Entries with chart source code
──────────────────────────────
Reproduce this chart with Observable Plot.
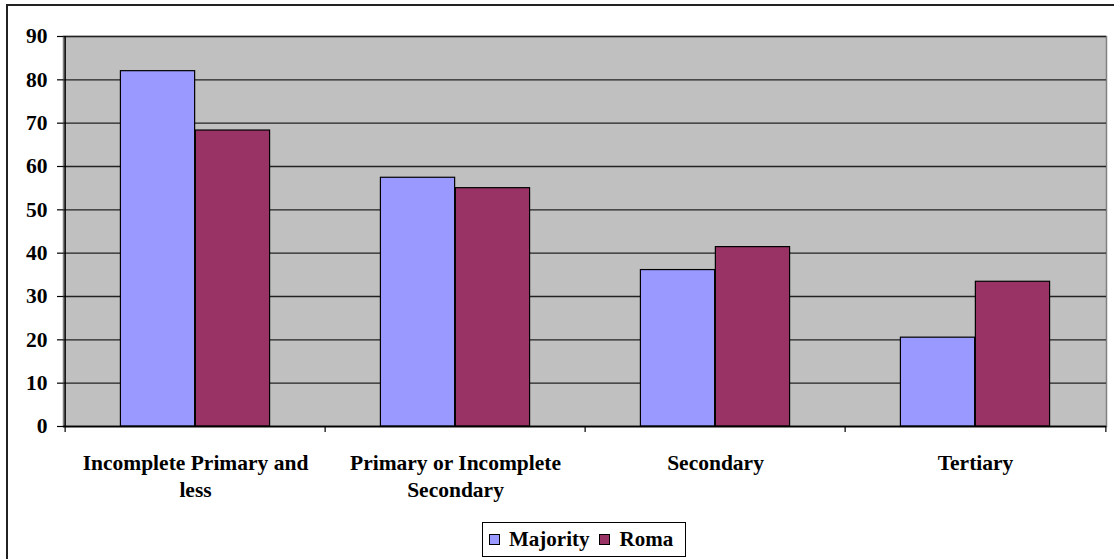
<!DOCTYPE html>
<html>
<head>
<meta charset="utf-8">
<script src="https://cdn.jsdelivr.net/npm/d3@7"></script>
<script src="https://cdn.jsdelivr.net/npm/@observablehq/plot@0.6"></script>
<style>
  html, body { margin: 0; padding: 0; background: #fff; }
  #wrap { position: relative; width: 1114px; height: 559px; overflow: hidden; font-family: 'Liberation Serif', serif; }
  #border { position: absolute; left: 6px; top: 4px; right: -10px; bottom: -10px; border-left: 2px solid #222; border-top: 2px solid #222; pointer-events: none; }
  #chart { position: absolute; left: 0; top: 0; }
  #chart svg text { font-family: 'Liberation Serif', serif !important; }
  #legend { position: absolute; left: 482px; top: 522px; width: 204px; height: 35px; box-sizing: border-box; border: 1px solid #000; display: flex; align-items: center; padding-left: 6px; font-weight: bold; font-size: 21px; color: #000; font-family: 'Liberation Serif', serif; }
  .sw { width: 11px; height: 11px; border: 1px solid #000; box-sizing: border-box; margin-right: 9px; }
  .item { display: flex; align-items: center; margin-right: 10px; }
</style>
</head>
<body>
<div id="wrap">
  <div id="chart"></div>
  <div id="legend"></div>
  <div id="border"></div>
</div>
<script>
const categories = ["Incomplete Primary and less", "Primary or Incomplete Secondary", "Secondary", "Tertiary"];
const categoryLabels = ["Incomplete Primary and\nless", "Primary or Incomplete\nSecondary", "Secondary", "Tertiary"];
const seriesNames = ["Majority", "Roma"];
const majority = [82, 57.4, 36.1, 20.5];
const roma = [68.3, 55, 41.4, 33.4];
const yTicks = [0, 10, 20, 30, 40, 50, 60, 70, 80, 90];
const colors = ["#9999FF", "#993366"];

const data = [];
categories.forEach((c, i) => {
  data.push({cat: c, series: "Majority", value: majority[i]});
  data.push({cat: c, series: "Roma", value: roma[i]});
});

const width = 1114, height = 510;
const marginLeft = 63, marginRight = 8, marginTop = 36, marginBottom = 84;
const step = (width - marginLeft - marginRight) / categories.length;
const barW = step * 0.2875;
const outer = (step - 2 * barW) / 2;
const fontSize = 21.5;
const font = "'Liberation Serif', serif";

const labelOf = new Map(categories.map((c, i) => [c, categoryLabels[i]]));

const chart = Plot.plot({
  width, height, marginLeft, marginRight, marginTop, marginBottom,
  style: {fontFamily: font, background: "transparent", color: "#000"},
  x: {domain: categories, padding: 0},
  y: {domain: [0, 90]},
  marks: [
    Plot.frame({fill: "#C0C0C0", stroke: "#808080", strokeWidth: 1.5}),
    Plot.ruleY(yTicks, {stroke: "#222", strokeWidth: 1.3}),
    Plot.barY(data.filter(d => d.series === "Majority"), {
      x: "cat", y: "value", fill: colors[0], stroke: "#000", strokeWidth: 1.2,
      insetLeft: outer, insetRight: outer + barW
    }),
    Plot.barY(data.filter(d => d.series === "Roma"), {
      x: "cat", y: "value", fill: colors[1], stroke: "#000", strokeWidth: 1.2,
      insetLeft: outer + barW, insetRight: outer
    }),
    Plot.ruleY([0], {stroke: "#000", strokeWidth: 1.5}),
    Plot.ruleX(categories.slice(0, 1), {x: d => d, dx: -step / 2, stroke: "#000", strokeWidth: 1.5}),
    Plot.ruleX(categories, {x: d => d, dx: -step / 2, y1: 0, y2: 0, insetBottom: -6, stroke: "#000", strokeWidth: 1.2}),
    Plot.ruleX(categories.slice(-1), {x: d => d, dx: step / 2, y1: 0, y2: 0, insetBottom: -6, stroke: "#000", strokeWidth: 1.2}),
    Plot.axisY({ticks: yTicks, tickSize: 6, tickPadding: 10, fontSize, fontFamily: font, fontWeight: "bold", fill: "#000", stroke: "#000", strokeWidth: 1.2, label: null}),
    Plot.axisX({tickSize: 0, tickPadding: 24, fontSize, fontFamily: font, fontWeight: "bold", fill: "#000", lineHeight: 1.27, tickFormat: d => labelOf.get(d), label: null})
  ]
});
document.getElementById("chart").appendChild(chart);

const legend = document.getElementById("legend");
seriesNames.forEach((s, i) => {
  const item = document.createElement("div");
  item.className = "item";
  const sw = document.createElement("div");
  sw.className = "sw";
  sw.style.background = colors[i];
  const t = document.createElement("span");
  t.textContent = s;
  item.appendChild(sw);
  item.appendChild(t);
  legend.appendChild(item);
});
</script>
</body>
</html>
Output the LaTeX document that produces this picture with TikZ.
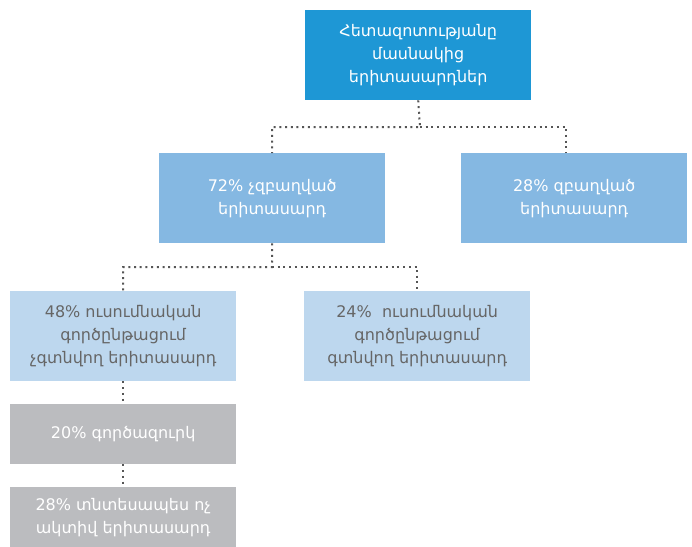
\documentclass[tikz,border=0pt]{standalone}
\usepackage{fontspec}
\setmainfont{DejaVu Sans}
\definecolor{cTop}{RGB}{30,151,213}
\definecolor{cMid}{RGB}{133,184,226}
\definecolor{cLow}{RGB}{189,215,238}
\definecolor{cGray}{RGB}{187,188,191}
\definecolor{cText}{RGB}{102,102,102}
\definecolor{cLine}{RGB}{85,85,85}
\begin{document}
\begin{tikzpicture}[x=1pt,y=-1pt,
  box/.style={anchor=north west, minimum width=226pt, minimum height=90pt, inner sep=0pt, align=center, font=\fontsize{16}{23}\selectfont},
  topbox/.style={box, fill=cTop, text=white},
  midbox/.style={box, fill=cMid, text=white},
  lowbox/.style={box, fill=cLow, text=cText},
  graybox/.style={box, fill=cGray, text=white, minimum height=60pt},
  conn/.style={draw=cLine, line width=2pt, dash pattern=on 2pt off 3.7pt}]
\useasboundingbox (0,0) rectangle (692,546);
\node[topbox] (top) at (305,10) {Հետազոտությանը\\մասնակից\\երիտասարդներ};
\node[midbox] (b72) at (159,153) {72\% չզբաղված\\երիտասարդ};
\node[midbox] (b28) at (461,153) {28\% զբաղված\\երիտասարդ};
\node[lowbox] (b48) at (10,291) {48\% ուսումնական\\գործընթացում\\չգտնվող երիտասարդ};
\node[lowbox] (b24) at (304,291) {24\%~ ուսումնական\\գործընթացում\\գտնվող երիտասարդ};
\node[graybox] (b20) at (10,404) {20\% գործազուրկ};
\node[graybox] (bin) at (10,487) {28\% տնտեսապես ոչ\\ակտիվ երիտասարդ};
\coordinate (j1) at (420,127);
\coordinate (r28) at (566,153);
\coordinate (j2) at (272,267);
\draw[conn] (top.south) -- (j1) -| (b72.north);
\draw[conn] (j1) -| (r28);
\draw[conn] (b72.south) -- (j2) -| (b48.north);
\draw[conn] (j2) -| (b24.north);
\draw[conn] (b48.south) -- (b20.north);
\draw[conn] (b20.south) -- (bin.north);
\end{tikzpicture}
\end{document}
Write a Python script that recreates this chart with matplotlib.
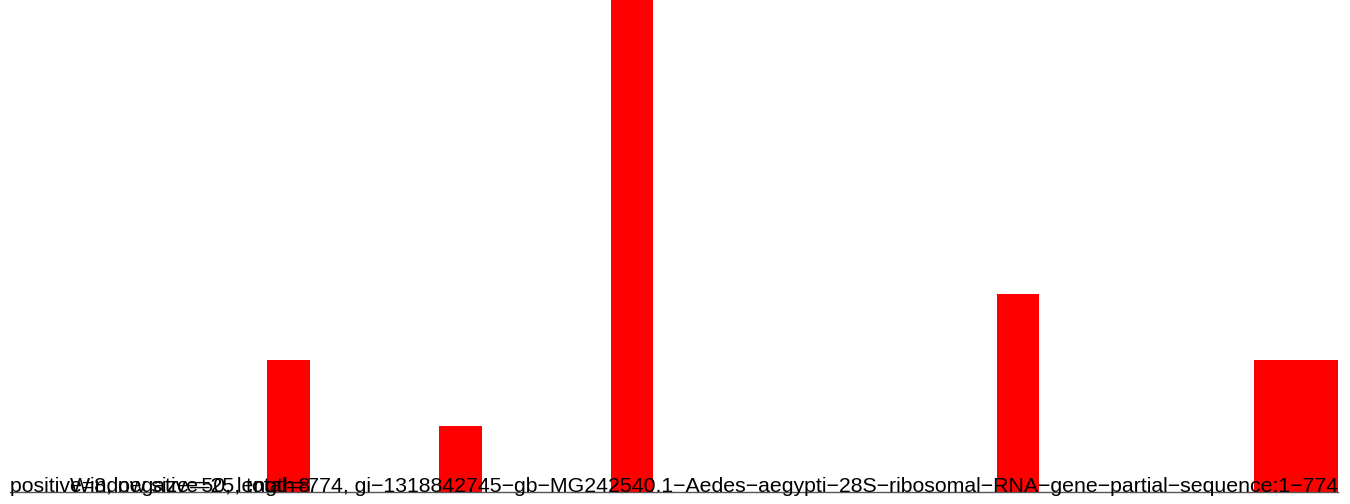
import matplotlib
matplotlib.use("Agg")
import matplotlib.pyplot as plt

# window starts (bp) and counts
starts = [150, 250, 350, 575, 725, 750]
counts = [2, 1, 8, 3, 2, 2]
bar_w = 25
seq_len = 774

left_label = "positive=8, negative=25, total=8"
info_label = ("Window size=50, length=774, gi\u22121318842745\u2212gb\u2212MG242540.1\u2212"
              "Aedes\u2212aegypti\u221228S\u2212ribosomal\u2212RNA\u2212gene\u2212partial\u2212"
              "sequence:1\u2212774")

plt.rcParams['font.family'] = ['Liberation Sans', 'DejaVu Sans']

fig = plt.figure(figsize=(13.5, 5.04), dpi=100)
ax = fig.add_axes([10/1350, 12/504, 1328/1350, 492/504])
ax.bar(starts, counts, width=bar_w, align='edge', color='#ff0000', linewidth=0)
ax.set_xlim(0, seq_len)
ax.set_ylim(0, 492/66)
ax.axis('off')
ax.axhline(0, color='#555555', lw=1, clip_on=False)

fig.text(10/1350, 12/504, left_label, fontsize=15.33, ha='left', va='baseline')
fig.text(1338/1350, 12/504, info_label, fontsize=15.33, ha='right', va='baseline')

fig.savefig("out.png", dpi=100)
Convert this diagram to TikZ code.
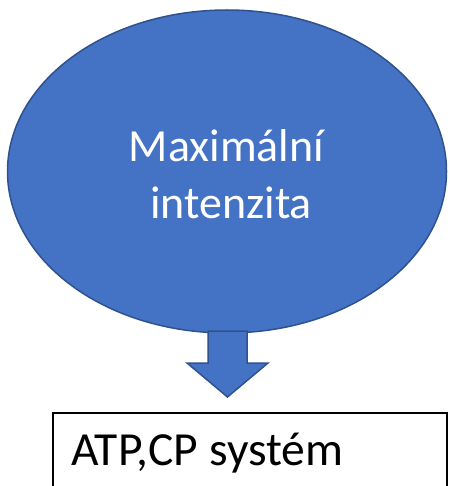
\documentclass[tikz,border=0pt]{standalone}
\usepackage{fontspec}
\setmainfont{Carlito}
\usetikzlibrary{shapes.geometric}
\definecolor{blfill}{HTML}{4472C4}
\definecolor{bldraw}{HTML}{2F528F}
\tikzset{
  blob/.style={ellipse, fill=blfill, draw=bldraw, line width=1.5pt, inner sep=0pt},
  wtxt/.style={text=white, font=\fontsize{46}{52}\selectfont, inner sep=0pt, anchor=base},
  btxt/.style={text=black, font=\fontsize{47.5}{52}\selectfont, inner sep=0pt, anchor=base west},
  boxstyle/.style={draw=black, line width=1.8pt, inner sep=0pt},
  blockarrow/.style={fill=blfill, draw=bldraw, line width=1.5pt, line join=miter}
}
\begin{document}
\begin{tikzpicture}[x=1pt,y=-1pt]
\useasboundingbox (0,0) rectangle (449,486);
\clip (0,0) rectangle (449,486);
\node[blob, minimum width=439pt, minimum height=323pt] (ell) at (227,171.5) {};
\node[wtxt] (t1) at (226.5,162) {Maximální};
\node[wtxt] (t2) at (231,218) {intenzita};
\node[boxstyle, minimum width=394pt, minimum height=100pt, anchor=north west] (box) at (52,412) {};
\node[btxt] (t3) at (71,465) {ATP,CP systém};
\coordinate (tip) at (227.5,397);
\draw[blockarrow] (208,331) -- (247,331) -- (247,363) -- (268,363) -- (tip) -- (187,363) -- (208,363) -- cycle;
\end{tikzpicture}
\end{document}
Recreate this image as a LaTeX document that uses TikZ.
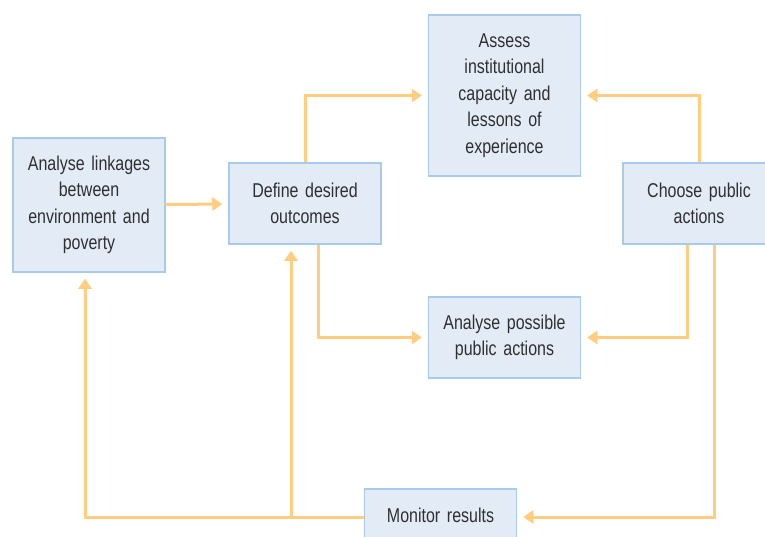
──────────────────────────────
## Do this
All lines above starting at the one with "Write a Python" and ending at the one with "seq_len = 774", inclusive, are to be printed again exactly, with the pictures left out.

## Answer for the task
Write a Python script that recreates this chart with matplotlib.
import matplotlib
matplotlib.use("Agg")
import matplotlib.pyplot as plt

# window starts (bp) and counts
starts = [150, 250, 350, 575, 725, 750]
counts = [2, 1, 8, 3, 2, 2]
bar_w = 25
seq_len = 774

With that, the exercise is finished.